Posted by: Mary | July 30, 2005 at 07:57 PM
Thank you so much for the liveblogging!
Interesting that someone said Erma Bombeck's writing about her children was different (and seems to imply: more valid) because she was paid for it. How does that make a difference? If kids are exposed, they're exposed, for better or worse, whether the writing parent gets paid or not.
Posted by: elswhere | July 30, 2005 at 11:11 PM
Michele: Unfortunately, I DID miss massive amounts of words - and at least one great line (which ended with the word Benadryl and lots of laughter -- but since I didn't hear the rest of it, it didn't get in the blog).
There were times when I would try to type up a question or comment and the person didn't really made a point, or I couldn't figure out what the point was -- and while I was deliberating, the discussion would move on. So I did, too -- and that's how people like Mena Trott of SixApart DID NOT get into the live blog of the Opening Session.

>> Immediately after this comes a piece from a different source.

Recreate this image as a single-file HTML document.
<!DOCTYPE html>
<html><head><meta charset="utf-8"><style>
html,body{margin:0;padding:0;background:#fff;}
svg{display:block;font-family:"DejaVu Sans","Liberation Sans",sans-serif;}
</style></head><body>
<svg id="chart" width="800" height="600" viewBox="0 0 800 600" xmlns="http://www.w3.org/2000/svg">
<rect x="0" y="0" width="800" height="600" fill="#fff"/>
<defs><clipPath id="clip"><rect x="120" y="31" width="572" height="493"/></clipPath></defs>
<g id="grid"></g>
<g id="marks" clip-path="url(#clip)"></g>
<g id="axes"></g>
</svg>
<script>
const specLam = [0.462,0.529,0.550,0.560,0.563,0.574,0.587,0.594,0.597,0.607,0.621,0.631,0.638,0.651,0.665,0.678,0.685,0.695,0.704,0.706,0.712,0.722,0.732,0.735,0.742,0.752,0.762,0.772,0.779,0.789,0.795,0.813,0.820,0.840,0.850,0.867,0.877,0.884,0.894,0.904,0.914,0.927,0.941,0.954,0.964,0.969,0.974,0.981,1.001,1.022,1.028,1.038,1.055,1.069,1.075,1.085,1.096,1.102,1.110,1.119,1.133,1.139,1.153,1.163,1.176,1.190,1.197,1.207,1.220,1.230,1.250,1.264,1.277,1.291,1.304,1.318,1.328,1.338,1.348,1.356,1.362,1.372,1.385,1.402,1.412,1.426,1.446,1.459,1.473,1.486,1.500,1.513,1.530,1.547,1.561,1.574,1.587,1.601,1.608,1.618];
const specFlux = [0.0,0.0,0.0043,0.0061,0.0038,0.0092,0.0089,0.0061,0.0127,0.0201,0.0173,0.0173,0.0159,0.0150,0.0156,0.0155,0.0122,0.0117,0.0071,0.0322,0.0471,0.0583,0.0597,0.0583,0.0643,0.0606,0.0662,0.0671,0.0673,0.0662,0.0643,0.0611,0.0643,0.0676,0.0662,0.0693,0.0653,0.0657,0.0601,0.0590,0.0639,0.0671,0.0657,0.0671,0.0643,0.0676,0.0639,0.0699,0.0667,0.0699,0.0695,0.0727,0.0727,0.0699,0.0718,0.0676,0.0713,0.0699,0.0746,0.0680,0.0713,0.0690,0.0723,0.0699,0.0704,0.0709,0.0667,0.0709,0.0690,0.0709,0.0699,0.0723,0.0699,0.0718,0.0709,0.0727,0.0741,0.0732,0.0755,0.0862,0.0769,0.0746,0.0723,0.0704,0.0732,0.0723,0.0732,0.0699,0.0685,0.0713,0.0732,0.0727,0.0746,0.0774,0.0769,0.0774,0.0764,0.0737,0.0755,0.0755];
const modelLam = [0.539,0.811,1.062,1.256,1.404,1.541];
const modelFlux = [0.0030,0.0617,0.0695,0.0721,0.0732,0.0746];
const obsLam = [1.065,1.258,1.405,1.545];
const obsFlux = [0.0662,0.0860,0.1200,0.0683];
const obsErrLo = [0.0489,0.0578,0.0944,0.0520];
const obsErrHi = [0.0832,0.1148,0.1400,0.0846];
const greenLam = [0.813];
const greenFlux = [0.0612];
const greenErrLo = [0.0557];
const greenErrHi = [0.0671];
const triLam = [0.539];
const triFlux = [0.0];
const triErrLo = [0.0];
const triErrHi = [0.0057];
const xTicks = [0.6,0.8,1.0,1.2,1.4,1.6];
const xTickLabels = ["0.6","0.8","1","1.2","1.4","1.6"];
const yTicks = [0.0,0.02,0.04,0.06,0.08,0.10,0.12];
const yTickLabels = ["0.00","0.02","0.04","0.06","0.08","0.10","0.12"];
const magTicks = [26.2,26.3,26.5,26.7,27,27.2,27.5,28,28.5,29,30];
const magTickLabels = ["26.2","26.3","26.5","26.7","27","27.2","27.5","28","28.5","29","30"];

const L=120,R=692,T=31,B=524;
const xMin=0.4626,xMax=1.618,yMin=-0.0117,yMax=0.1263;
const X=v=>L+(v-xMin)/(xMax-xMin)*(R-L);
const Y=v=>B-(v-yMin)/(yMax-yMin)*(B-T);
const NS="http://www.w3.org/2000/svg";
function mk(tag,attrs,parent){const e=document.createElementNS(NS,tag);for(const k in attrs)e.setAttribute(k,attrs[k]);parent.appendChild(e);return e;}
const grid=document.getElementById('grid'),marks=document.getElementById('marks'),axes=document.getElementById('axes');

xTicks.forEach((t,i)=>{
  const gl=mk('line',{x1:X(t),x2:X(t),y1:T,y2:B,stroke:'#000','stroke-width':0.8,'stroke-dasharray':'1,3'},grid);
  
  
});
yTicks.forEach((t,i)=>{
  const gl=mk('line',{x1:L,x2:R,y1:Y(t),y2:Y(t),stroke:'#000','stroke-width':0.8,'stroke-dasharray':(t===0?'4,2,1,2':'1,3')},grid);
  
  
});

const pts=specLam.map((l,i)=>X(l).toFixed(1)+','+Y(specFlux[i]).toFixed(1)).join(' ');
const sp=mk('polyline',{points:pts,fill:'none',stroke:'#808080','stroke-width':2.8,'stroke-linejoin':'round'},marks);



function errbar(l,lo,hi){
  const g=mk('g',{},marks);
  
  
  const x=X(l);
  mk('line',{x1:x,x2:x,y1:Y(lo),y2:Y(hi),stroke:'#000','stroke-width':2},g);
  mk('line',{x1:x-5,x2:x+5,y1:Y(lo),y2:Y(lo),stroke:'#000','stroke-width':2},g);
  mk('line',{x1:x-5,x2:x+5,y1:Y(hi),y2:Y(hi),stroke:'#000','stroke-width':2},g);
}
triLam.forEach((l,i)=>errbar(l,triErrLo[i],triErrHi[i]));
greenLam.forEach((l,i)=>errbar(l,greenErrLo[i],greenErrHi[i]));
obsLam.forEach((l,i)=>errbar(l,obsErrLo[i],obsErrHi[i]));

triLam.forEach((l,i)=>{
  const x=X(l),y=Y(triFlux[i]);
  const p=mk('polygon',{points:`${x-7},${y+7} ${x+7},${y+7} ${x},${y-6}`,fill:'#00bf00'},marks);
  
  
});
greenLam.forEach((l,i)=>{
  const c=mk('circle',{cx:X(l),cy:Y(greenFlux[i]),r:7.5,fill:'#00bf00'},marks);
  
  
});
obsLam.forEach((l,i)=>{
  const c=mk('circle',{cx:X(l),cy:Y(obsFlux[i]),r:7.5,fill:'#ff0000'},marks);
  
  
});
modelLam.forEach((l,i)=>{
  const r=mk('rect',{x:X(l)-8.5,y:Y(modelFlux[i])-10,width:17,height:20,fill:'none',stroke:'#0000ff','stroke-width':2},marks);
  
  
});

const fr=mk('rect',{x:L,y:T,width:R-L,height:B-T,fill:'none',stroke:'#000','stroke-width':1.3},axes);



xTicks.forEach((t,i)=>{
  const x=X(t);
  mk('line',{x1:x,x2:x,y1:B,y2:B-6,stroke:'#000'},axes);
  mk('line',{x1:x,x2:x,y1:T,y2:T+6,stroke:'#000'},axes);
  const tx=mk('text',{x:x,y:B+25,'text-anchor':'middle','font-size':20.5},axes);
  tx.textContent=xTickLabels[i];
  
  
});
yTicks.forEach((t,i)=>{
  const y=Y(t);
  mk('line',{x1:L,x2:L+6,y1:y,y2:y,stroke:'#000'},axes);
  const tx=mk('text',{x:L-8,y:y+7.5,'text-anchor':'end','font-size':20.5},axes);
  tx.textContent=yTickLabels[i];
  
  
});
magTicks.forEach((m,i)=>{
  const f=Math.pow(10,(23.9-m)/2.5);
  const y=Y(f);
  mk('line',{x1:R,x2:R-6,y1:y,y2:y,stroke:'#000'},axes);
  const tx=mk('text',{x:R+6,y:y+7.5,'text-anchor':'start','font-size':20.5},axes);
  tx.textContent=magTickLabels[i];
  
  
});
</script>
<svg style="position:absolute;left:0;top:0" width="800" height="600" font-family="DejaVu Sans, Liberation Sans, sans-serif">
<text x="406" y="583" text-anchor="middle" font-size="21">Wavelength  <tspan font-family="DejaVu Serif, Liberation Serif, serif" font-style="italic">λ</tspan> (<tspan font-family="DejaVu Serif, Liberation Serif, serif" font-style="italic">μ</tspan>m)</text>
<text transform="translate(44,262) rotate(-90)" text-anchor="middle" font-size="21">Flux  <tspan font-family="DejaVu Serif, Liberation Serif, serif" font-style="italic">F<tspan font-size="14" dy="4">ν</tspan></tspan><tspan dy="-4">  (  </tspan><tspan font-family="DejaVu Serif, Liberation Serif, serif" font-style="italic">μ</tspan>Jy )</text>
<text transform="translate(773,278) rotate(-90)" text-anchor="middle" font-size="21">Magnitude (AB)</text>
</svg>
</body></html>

I would have liked to have been able to type in a little of my own views/commentary into my live blog instead of just a transcription. I loved the way Jo of Spanglemonkey.com did hers. And when we did our live blog training session, we were told that we were NOT supposed to do a play-by-play. But years of training - as a writer of radio shows I used to transcribe all my interviews and THEN pull them apart into radio introductions, as writers' assistant when I worked on sitcoms and needed to just type in all the jokes as they were thrown out by the guys in the room - and then as PTA secretary - kicked in, and I just typed away.
But it's not a full transcript. Hopefully, everyone got a nice gist of it.

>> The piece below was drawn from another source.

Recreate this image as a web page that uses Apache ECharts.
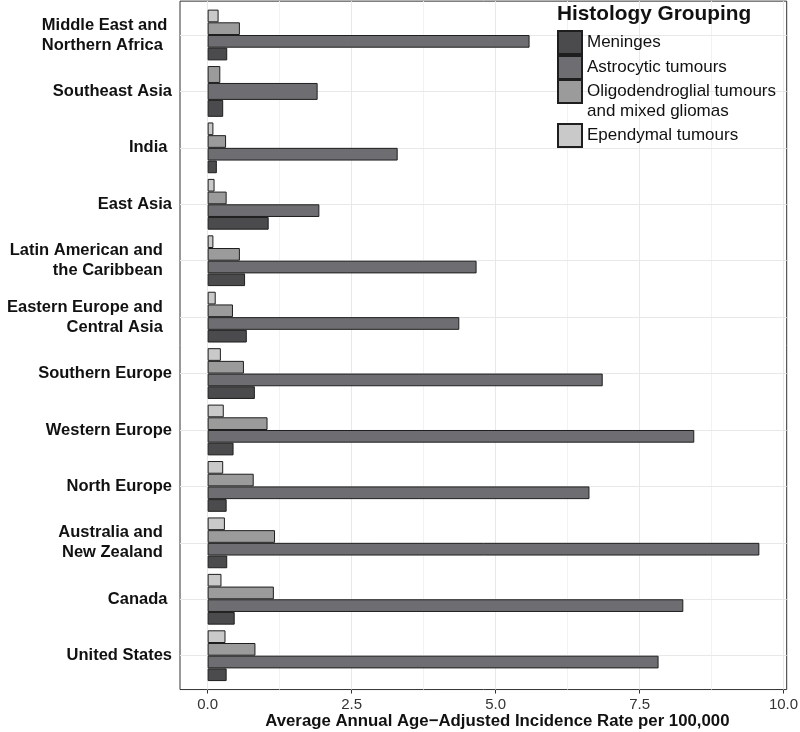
<!DOCTYPE html>
<html><head><meta charset="utf-8">
<script src="https://cdn.jsdelivr.net/npm/echarts@6/dist/echarts.min.js"></script>
<style>html,body{margin:0;padding:0;background:#fff}#c{width:800px;height:732px}</style>
</head><body><div id="c"></div>
<script>
const categories = ['Middle East and \nNorthern Africa  ', 'Southeast Asia', 'India ', 'East Asia',
  'Latin American and  \nthe Caribbean  ', 'Eastern Europe and  \nCentral Asia  ', 'Southern Europe',
  'Western Europe', 'North Europe', 'Australia and  \nNew Zealand  ', 'Canada ', 'United States'];
const seriesNames = ['Meninges', 'Astrocytic tumours', 'Oligodendroglial tumours and mixed gliomas', 'Ependymal tumours'];
const meninges  = [0.34, 0.27, 0.16, 1.06, 0.65, 0.68, 0.82, 0.45, 0.33, 0.34, 0.47, 0.33];
const astro     = [5.59, 1.91, 3.30, 1.94, 4.67, 4.37, 6.86, 8.45, 6.63, 9.58, 8.26, 7.83];
const oligo     = [0.56, 0.22, 0.32, 0.33, 0.56, 0.44, 0.63, 1.04, 0.80, 1.17, 1.15, 0.83];
const ependymal = [0.19, null, 0.10, 0.12, 0.10, 0.14, 0.23, 0.28, 0.27, 0.30, 0.24, 0.31];
const xTicks = [0, 2.5, 5, 7.5, 10];
const xMinor = [1.25, 3.75, 6.25, 8.75];
const xMin = -0.48, xMax = 10.055;

const colors = {'Meninges':'#4b4b4d','Astrocytic tumours':'#6e6e72','Oligodendroglial tumours and mixed gliomas':'#9b9b9b','Ependymal tumours':'#c9c9c9'};
const values = {'Meninges':meninges,'Astrocytic tumours':astro,'Oligodendroglial tumours and mixed gliomas':oligo,'Ependymal tumours':ependymal};
const FF = '"Liberation Sans", Arial, Helvetica, sans-serif';

// categories with a missing group are dodged among the remaining bars only
const incomplete = categories.map((c, i) => seriesNames.some(n => values[n][i] == null));
const drawOrder = [seriesNames[3], seriesNames[2], seriesNames[1], seriesNames[0]]; // top -> bottom

const series = [];
drawOrder.forEach(n => {
  series.push({
    name: n, type: 'bar', xAxisIndex: 0, yAxisIndex: 0, z: 3,
    barCategoryGap: '10%', barGap: '0%',
    itemStyle: {color: colors[n], borderColor: '#1e1e1e', borderWidth: 1},
    data: values[n].map((v, i) => incomplete[i] ? null : v)
  });
});
drawOrder.forEach(n => {
  const d = values[n].map((v, i) => incomplete[i] ? v : null);
  if (d.every(v => v == null)) return;
  series.push({
    name: n, type: 'bar', xAxisIndex: 0, yAxisIndex: 1, z: 3,
    barCategoryGap: '10%', barGap: '0%',
    itemStyle: {color: colors[n], borderColor: '#1e1e1e', borderWidth: 1},
    data: d
  });
});
// vertical grid lines (span the whole panel)
series.push({
  type: 'line', xAxisIndex: 1, yAxisIndex: 2, data: [], silent: true, z: 1,
  markLine: {silent: true, z: 1, symbol: ['none','none'], animation: false, label: {show: false},
    data: xTicks.map(v => ({xAxis: v, lineStyle: {color: '#e8e8e8', width: 1, type: 'solid'}}))
      .concat(xMinor.map(v => ({xAxis: v, lineStyle: {color: '#f2f2f2', width: 1, type: 'solid'}})))}
});
// horizontal grid lines at category centres
series.push({
  type: 'line', xAxisIndex: 0, yAxisIndex: 0, data: [], silent: true, z: 1,
  markLine: {silent: true, z: 1, symbol: ['none','none'], animation: false, label: {show: false},
    lineStyle: {color: '#e8e8e8', width: 1, type: 'solid'},
    data: categories.map(c => ({yAxis: c}))}
});

const legendTops = [30, 55, 61.5, 123];
const legends = seriesNames.map((n, i) => ({
  data: [n], left: 557, top: legendTops[i], padding: 0, itemWidth: 24, itemHeight: 23, icon: 'rect',
  selectedMode: false,
  formatter: name => name === seriesNames[2] ? '\nOligodendroglial tumours\nand mixed gliomas' : name,
  textStyle: i === 2 ? {fontSize: 17, color: '#111', fontFamily: FF, lineHeight: 20}
                     : {fontSize: 17, color: '#111', fontFamily: FF}
}));

const chart = echarts.init(document.getElementById('c'), null, {renderer: 'canvas'});
chart.setOption({
  animation: false,
  backgroundColor: '#fff',
  title: {text: 'Histology Grouping', left: 557, top: 4, padding: 0,
    textStyle: {fontSize: 20.8, fontWeight: 'bold', color: '#111', fontFamily: FF}},
  legend: legends,
  grid: [
    {left: 180, right: 13.3, top: 6.79, bottom: 48.09, show: false, outerBoundsMode: 'none', containLabel: false},
    {left: 180, right: 13.3, top: 1.14, bottom: 42.44, show: true, borderColor: '#333', borderWidth: 1,
      backgroundColor: 'transparent', outerBoundsMode: 'none', containLabel: false}
  ],
  xAxis: [
    {gridIndex: 0, type: 'value', min: xMin, max: xMax, show: false},
    {gridIndex: 1, type: 'value', min: xMin, max: xMax,
      axisLine: {show: false}, splitLine: {show: false},
      axisTick: {show: true, customValues: xTicks, length: 4, lineStyle: {color: '#333'}},
      axisLabel: {customValues: xTicks, formatter: v => v.toFixed(1), fontSize: 15, color: '#333', margin: 8, fontFamily: FF},
      name: 'Average Annual Age\u2212Adjusted Incidence Rate per 100,000', nameLocation: 'middle', nameGap: 23,
      nameMoveOverlap: false,
      nameTextStyle: {fontWeight: 'bold', fontSize: 16.8, color: '#111', fontFamily: FF, padding: [0,0,0,28], verticalAlign: 'top'}}
  ],
  yAxis: [
    {gridIndex: 0, type: 'category', data: categories, inverse: true,
      axisLine: {show: false}, splitLine: {show: false},
      axisTick: {show: true, alignWithLabel: true, length: 4, lineStyle: {color: '#333'}},
      axisLabel: {fontSize: 16.5, fontWeight: 'bold', color: '#111', fontFamily: FF, margin: 8, lineHeight: 20, interval: 0}},
    {gridIndex: 0, type: 'category', data: categories, inverse: true, show: false},
    {gridIndex: 1, type: 'value', min: 0, max: 1, show: false}
  ],
  series: series
});
</script></body></html>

Elsewhere: I think the people in the room were commenting that *society* gave Bombeck a thumbs up only because she was paid for her efforts. We weren't saying that *we* thought it made it OK. (Although there were plenty of people in the room who felt the dangers of posting your kids' photos on the web were overblown by the media. There's still a lot of debate left in that issue).
Overall, there was enough material to have continued this session for another hour. I hope that BlogHer 06 will carve us out a more prominent space on the schedule.